Put an end to the ongoing threat of sacrilege. Tell all these losers to seek conditional orders immediately.

* Tanquerey, Synopsis Theologiae Dogmaticae (11th ed.) , III, § 285

Saturday, August 2, 2014


Say, is there Beauty yet to find?/ And Certainty? and Quiet kind? Brooke

Nothing characterizes the ongoing ecclesial crisis more accurately than the absence of certitude about once certain assumptions of Catholic life. The result has been a riot of competing guesses -- a few plausible, most untenable --about the Church's constitution. Exacerbating the confusion has been the appearance of self-interested, striving, clerical adventurers hell-bent on grabbing for themselves the kind of comfortable life that their social class, poor work ethic, and inferior education would have denied them were it not for the pitiable state of Christ's Church. (To be frank, the majority of these detestable loafers would've had a hard time becoming lay brothers in the good ol' days.)

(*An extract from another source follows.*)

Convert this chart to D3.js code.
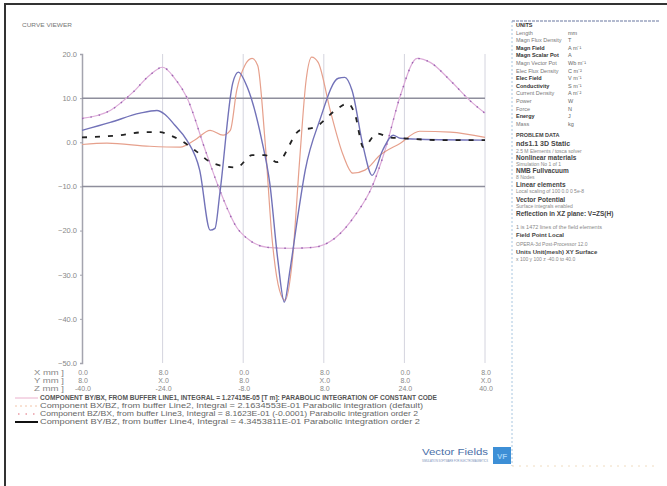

For most of us, this uncertainty is maddening. We join a chapel based on emotion or prejudice or convenience. We persevere in our choice, for we've resigned ourselves to never knowing with certainty whether our decision was right or wrong. That's probably how most Traddies ended up in one or another of the several sede sects. It also explains why most don't leave even after such moral catastrophes like the 2009 SGG School Scandal. It's plainly a matter of negative loyalty: No matter how bad things are, the situation is probably worse elsewhere, so stick with the devil you know.

We'll never have meaningful answers until the Restoration. That event may not happen in our lifetimes. Nevertheless, our ignorance needn't condemn us to living with the nasty results of an honest mistake. In other words, there must be a way for us to sort out which Trad sect or chapel is the least injurious to our soul, our family, our bank account, and our will. Then we can escape Cultilandia.

Well, we think we've found the way, and that way is uncertainty itself. Here's what we mean:

If you're thinking of joining a chapel or want to decide whether to stay in the one you're in, talk to the priest about such topics as the defection of the pope, the Pius X/Pius XII/1962 liturgies, the validity of N.O. holy orders, una-cum Masses, modesty and strapless women's shoes, attendance at chapels with differing views, the Thục lineage, Sedevacantism and/or Sedeprivationism,  etc. (If, like many of Tradistan's clergy, yours is surly, backward, uncommunicative, or arrogantly standoffish, you'll have to listen to his public remarks on these matters.)

If he somehow acknowledges that these are opinions, not Church dogma, and that you are by no means required to agree 100% with him in order to assist at Mass and receive the sacraments, then you may have found the right place. Don't worry if he tries to persuade you. That's to be expected, as long as his attempts aren't high-pressured or harassing. Just leave at once if later he denies you communion or absolution, threatens you with removal, accuses you of mortal sin if you can't go along with his whole program, or claims that you are "confusing" the other faithful.

Believe it or not, there are priests out there well-formed enough to know the difference between sacred dogmas pronounced by the magisterium and mere speculations concocted by malformed ecclesiastical entrepreneurs. An intellectually honest, trustworthy, intelligent priest will acknowledge that the opinions he holds on these topics are not revealed truth. His uncertainty, then, is a sure sign that you haven't landed in a cult where a money-mad, disturbed control-freak aims to do violence to your conscience and empty your pocketbook.

On the other hand, run from any con artists who glibly offer pat answers to the profound mysteries of the Vatican II crisis. You now can recognize them. (But, then, you knew their identities without our help, didn't you?)